Variable Working Time Contracts
The variable working time condition is defined as an arrangement in which working hours are determined between a minimum and maximum amount offered by the employer. Variable working time legislation covers the following working time arrangements:
a working time contract without a minimum working time but with a maximum number of regular working hours (e.g. 0-20 h/week, 0-40 h/week)
a working time contract with agreed minimum and maximum regular working hours (e.g. 10-20 h/week)
if required, a contract of employment of the worker to be called upon need, which does not provide for any regular working time (0 h/week)
Variable working time can't be agreed on the employer's initiative if the employer has a fixed need for labour. In addition, the lower limit of the working time condition must not be lower than the actual need for labour. If the employer knows that he or she needs the employee regularly, such as for 20 hours per week, the variable working time condition can't be used. The restrictions do not apply if the variable working time is agreed upon at the employee's initiative.
The employment contract or written statement of the main terms and conditions of employment must include information on working time. When using variable working time contracts, employees must be informed in writing of the situations in which the employer needs labour. The employees must also be informed of in what extent the employer needs labour.
At least every 12 months, the employer must review the working time conditions agreed in the employment contract and inform the employee of the date of the review. At the request of the worker or the worker’s representative, the employer must provide a written statement of the outcome of the review and the reasons of the outcome. If the number of hours worked during the period under review and the employer's labour force needs show that the minimum working time agreed in the employment contract could be set at a higher level, the employer shall, within one month of the review, offer the worker an agreement to change the working time arrangements to reflect the outcome of the review. The employee may refuse the change in the working time conditions. If the employer stops offering the job altogether, the employer must, at the employee's request, explain in writing the reasons for the reduction in the work offered. An employee working variable hours is entitled to sick pay if a shift that overlaps with the employee's sick leave has been entered into the work schedule. In addition, an employee is entitled to sick pay if the shift has been otherwise agreed on or it is clear given the circumstances that the employee would have been working if he or she had been healthy.
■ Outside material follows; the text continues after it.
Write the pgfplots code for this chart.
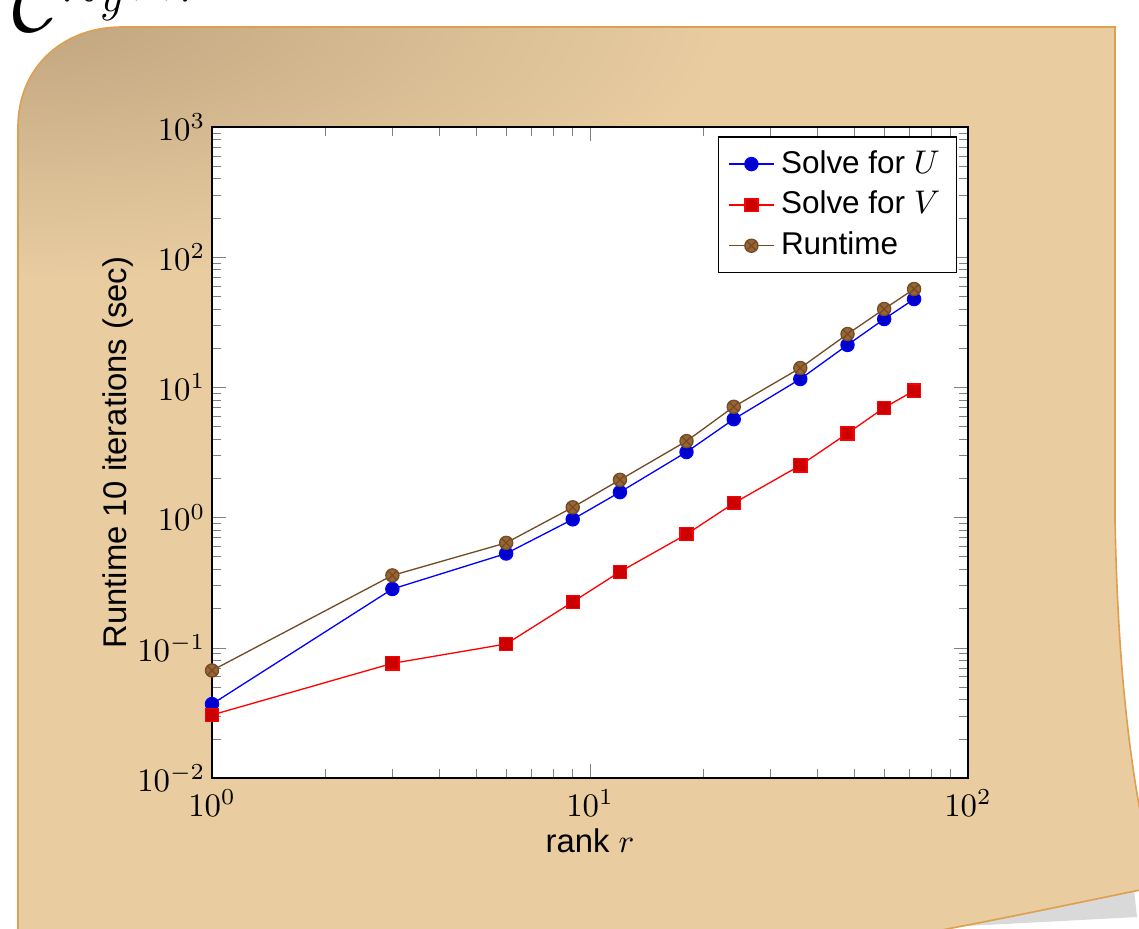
\documentclass[border=0pt]{standalone}
\usepackage{fontspec}
\setmainfont{Liberation Sans}
\usepackage{pgfplots}
\pgfplotsset{compat=1.18}

\definecolor{paper}{RGB}{233,205,161}
\definecolor{paperdark}{RGB}{192,164,126}
\definecolor{paperedge}{RGB}{222,160,80}
\definecolor{shadowgray}{RGB}{217,217,217}

\begin{document}
\begin{tikzpicture}
% note paper behind the plot, in pixel units of the reference
\begin{scope}[x=0.305pt,y=-0.305pt]
  \useasboundingbox (0,0) rectangle (1139,928);
  \clip (0,0) rectangle (1139,928);
  \node[anchor=base west, inner sep=0pt] at (12,31) {\fontsize{29}{30}\selectfont $\mathcal{C}^{n_y\times r}$};
  \fill[shadowgray] (1133,880) -- (1137,917) -- (700,940) -- cycle;
  \def\paperpath{(18,940) -- (18,127) .. controls (18,68) and (62,27) .. (122,27)
    -- (1115,27) -- (1115,520) .. controls (1118,680) and (1132,780) .. (1150,860)
    -- (1150,888) .. controls (1080,902) and (990,922) .. (860,945) -- cycle}
  \fill[paper] \paperpath;
  \begin{scope}
    \clip \paperpath;
    \shade[inner color=paperdark, outer color=paper] (30,10) ellipse (700 and 270);
  \end{scope}
  \draw[paperedge, line width=0.5pt] \paperpath;
\end{scope}

\begin{axis}[
  at={(64.66pt,-237.29pt)}, anchor=south west,
  width=230.58pt, height=198.56pt, scale only axis,
  xmode=log, ymode=log,
  xmin=1, xmax=100, ymin=0.01, ymax=1000,
  xlabel={rank $r$},
  ylabel={Runtime 10 iterations (sec)},
  xlabel shift=-3pt,
  ylabel shift=-5.5pt,
  yticklabel style={xshift=1.5pt},
  axis background/.style={fill=white},
  legend style={at={(0.986,0.9855)}, anchor=north east, font=\fontsize{9.6}{11}\selectfont},
  legend cell align=left,
  legend image code/.code={
    \draw[mark repeat=2,mark phase=2,#1] plot coordinates {(0cm,0cm) (0.24cm,0cm) (0.48cm,0cm)};
  },
]
\addplot coordinates {
  (1,0.037) (3,0.283) (6,0.53) (9,0.97) (12,1.57) (18,3.19)
  (24,5.7) (36,11.6) (48,21.2) (60,33.5) (72,47.7)
};
\addlegendentry{Solve for $U$}
\addplot coordinates {
  (1,0.0305) (3,0.076) (6,0.107) (9,0.225) (12,0.384) (18,0.745)
  (24,1.29) (36,2.52) (48,4.44) (60,6.98) (72,9.44)
};
\addlegendentry{Solve for $V$}
\addplot coordinates {
  (1,0.067) (3,0.36) (6,0.64) (9,1.2) (12,1.95) (18,3.87)
  (24,7.1) (36,14.1) (48,25.7) (60,40) (72,57)
};
\addlegendentry{Runtime}
\end{axis}
\end{tikzpicture}
\end{document}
The employer is obliged to compensate the loss of earnings to the employee if the employer offers, during employee's notice period, less working hours than he or she has worked on average during the last 12 weeks.
An employee, who works on variable working time, can only be scheduled shifts in accordance with the agreed minimum working hours. If the employer wants to plan more shifts to the work schedule, the employer must obtain the employee’s consent before scheduling the shifts.
An employee who works variable hours cannot give permanent consent to take on extra work. Consent may only be given for each occasion separately or for a short period of time at a time.